Das Dach sowie die platzseitigen Laubengänge der bestehenden viktorianischen Mauerwerksstruktur wurden rückgebaut und die rund 600 Quadratmeter Arbeitsfläche renoviert. Stattdessen ergänzten die Planenden ein Satteldach mit Maisonette-Einheiten sowie eine vorgesetzte, vier Meter tiefe Stahlrahmenkonstruktion. Zum Platz hin nimmt diese zehn kleine Einzelhandelseinheiten auf, in den oberen Geschossen dient sie der Erschließung sowie dem Aufenthalt. Im Erdgeschoss und auf dem Dach ist der Anbau mit profilierten Aluminiumwellblechen verkleidet, an den Giebel- und Längsseiten hingegen in eine transluzente Polycarbonat-Fassade gehüllt. Der schimmernde, fast spiegelnde Baukörper ist mit großen Öffnungen versehen, zwischen den Balken des neuen Dachs wurden zusätzliche Fenster positioniert.
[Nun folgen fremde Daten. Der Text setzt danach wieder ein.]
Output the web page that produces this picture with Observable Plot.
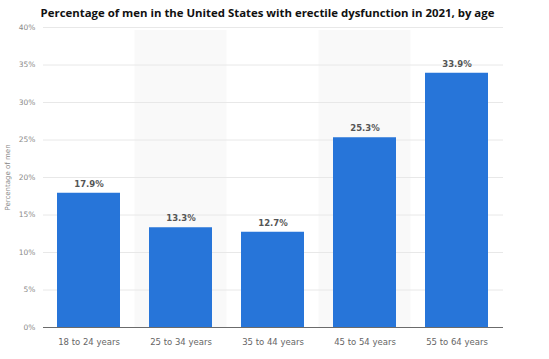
<!DOCTYPE html>
<html>
<head>
<meta charset="utf-8">
<script src="https://cdn.jsdelivr.net/npm/d3@7"></script>
<script src="https://cdn.jsdelivr.net/npm/@observablehq/plot@0.6"></script>
<style>
  html, body { margin: 0; padding: 0; background: #fff; }
  #wrap { width: 549px; height: 359px; position: relative; overflow: hidden; }
  #title { height: 22px; line-height: 22px; font-family: "Open Sans", sans-serif; font-weight: 700; font-size: 11.4px; color: #111; text-align: center; padding-right: 14px; box-sizing: border-box; padding-top: 2px; }
</style>
</head>
<body>
<div id="wrap">
  <div id="title">Percentage of men in the United States with erectile dysfunction in 2021, by age</div>
  <div id="chart"></div>
</div>
<script>
const categories = ["18 to 24 years", "25 to 34 years", "35 to 44 years", "45 to 54 years", "55 to 64 years"];
const values = [17.9, 13.3, 12.7, 25.3, 33.9];
const yTicks = [0, 5, 10, 15, 20, 25, 30, 35, 40];
const shadedCategories = ["25 to 34 years", "45 to 54 years"];

const data = categories.map((c, i) => ({category: c, value: values[i]}));
const shaded = shadedCategories.map(c => ({category: c}));

const paddingInner = 0.315;
const width = 549, marginLeft = 43, marginRight = 46;
const step = (width - marginLeft - marginRight) / categories.length;
const gap = step * paddingInner / 2;

const chart = Plot.plot({
  width: width,
  height: 337,
  marginTop: 5,
  marginBottom: 32,
  marginLeft: marginLeft,
  marginRight: marginRight,
  style: {fontFamily: "DejaVu Sans, sans-serif", background: "#fff"},
  x: {domain: categories, paddingInner: paddingInner, paddingOuter: paddingInner / 2, label: null},
  y: {domain: [0, 40], label: null},
  marks: [
    Plot.barY(shaded, {x: "category", y1: 0, y2: 39.6, fill: "#f9f9f9", insetLeft: -gap, insetRight: -gap}),
    Plot.gridY(yTicks, {stroke: "#e8e8e8", strokeOpacity: 1}),
    Plot.axisY({ticks: yTicks, tickSize: 0, tickPadding: 8, tickFormat: d => d + "%", fontSize: 7.5, fill: "#8a8a8a",
      label: "Percentage of men", labelAnchor: "center", labelOffset: 38, labelArrow: "none"}),
    Plot.axisX({tickSize: 0, tickPadding: 11, fontSize: 8.5, fill: "#666", label: null}),
    Plot.barY(data, {x: "category", y: "value", fill: "#2775d9"}),
    Plot.ruleY([0], {stroke: "#6b6b6b", strokeWidth: 1.2}),
    Plot.text(data, {x: "category", y: "value", text: d => d.value.toFixed(1) + "%", dy: -9, fontSize: 8.5, fontWeight: 600, fill: "#555"})
  ]
});
d3.select(chart).selectAll("[aria-label='y-axis label'] text, [aria-label='y-axis label']").attr("font-size", 7).attr("fill", "#888");
document.getElementById("chart").appendChild(chart);
</script>
</body>
</html>
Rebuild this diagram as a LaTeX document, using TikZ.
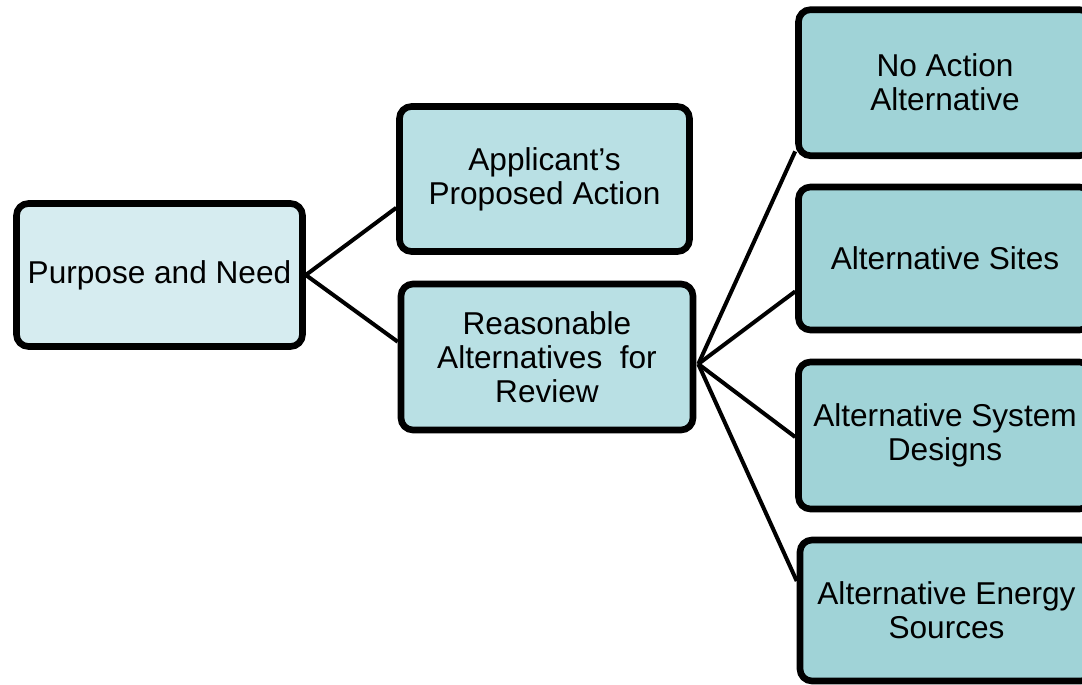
\documentclass[tikz,border=0pt]{standalone}
\usepackage{fontspec}
\setmainfont{Liberation Sans}
\usetikzlibrary{calc}
\definecolor{needfill}{RGB}{214,236,240}
\definecolor{midfill}{RGB}{185,224,228}
\definecolor{altfill}{RGB}{160,211,215}
\tikzstyle{stage} = [rectangle, draw, line width=3.3pt, rounded corners=6pt, text centered, align=center, inner sep=0pt, font=\fontsize{15.8}{17}\selectfont]
\tikzstyle{link} = [draw, line width=2pt]

\begin{document}
\begin{tikzpicture}[x=0.5pt,y=-0.5pt]
            \useasboundingbox (0,0) rectangle (1082,685);
            \clip (0,0) rectangle (1082,685);
            % first column
            \node[stage, fill=needfill, minimum width=143pt, minimum height=71.5pt] (need) at (159.5,275) {Purpose and Need};
            % second column
            \node[stage, fill=midfill, minimum width=145pt, minimum height=72.5pt] (applicant) at (544.5,179) {Applicant's\\Proposed Action};
            \node[stage, fill=midfill, minimum width=146pt, minimum height=73pt] (reason) at (547,357) {Reasonable\\Alternatives\ \ for\\Review};
            % third column
            \node[stage, fill=altfill, minimum width=146.5pt, minimum height=73pt] (noaction) at (945,82.7) {No Action\\Alternative};
            \node[stage, fill=altfill, minimum width=146.5pt, minimum height=71.5pt] (sites) at (945,258.5) {Alternative Sites};
            \node[stage, fill=altfill, minimum width=146.5pt, minimum height=73.5pt] (designs) at (945,435.5) {Alternative System\\Designs};
            \node[stage, fill=altfill, minimum width=146.5pt, minimum height=70.5pt] (energy) at (946.5,610.5) {Alternative Energy\\Sources};
            \coordinate (hub) at ($(reason.east)+(2,7)$);
            % connectors
            \draw[link] (need.east) -- ($(applicant.north west)!0.69!(applicant.south west)$);
            \draw[link] (need.east) -- ($(reason.north west)!0.4!(reason.south west)$);
            \draw[link] (hub) -- ($(noaction.north west)!0.95!(noaction.south west)$);
            \draw[link] (hub) -- ($(sites.north west)!0.72!(sites.south west)$);
            \draw[link] (hub) -- ($(designs.north west)!0.51!(designs.south west)$);
            \draw[link] (hub) -- ($(energy.north west)!0.3!(energy.south west)$);
        \end{tikzpicture}
\end{document}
Um den Bestand energetisch zu verbessern, wurden die bestehenden Fenster durch Doppelverglasungen ersetzt und innenseitig isolierte Gipskartonplatten angebracht. Das Treppenhaus ist in Farben der CMYK-Farbpalette eingefärbt, um die Orientierung zu erleichtern. Symbolisch soll diese Farbigkeit an die Durchmischung der Nutzer*innen von Bradbury Works anlehnen: Neben einer Schneiderei, einem Friseur, Cafés oder einem Radiostudio sind ebenso drei Jazzclubs, Wohltätigkeitsorganisationen und Kunstschaffende eingemietet. Auch [Y/N] Studio selbst haben ihr Büro nun an einer der Stirnseiten unter dem Satteldach. Während der Bauarbeiten konnten die bestehenden Mietparteien im Gebäude bleiben oder temporär in von HCD betriebene Ausweichräume ziehen. (gk)
Fotos: French and Tye
Zum Thema:
In unserem Themenpaket versammelten wir vergangenen Herbst zwölf weitere Projekte mit transluzenten Fassaden.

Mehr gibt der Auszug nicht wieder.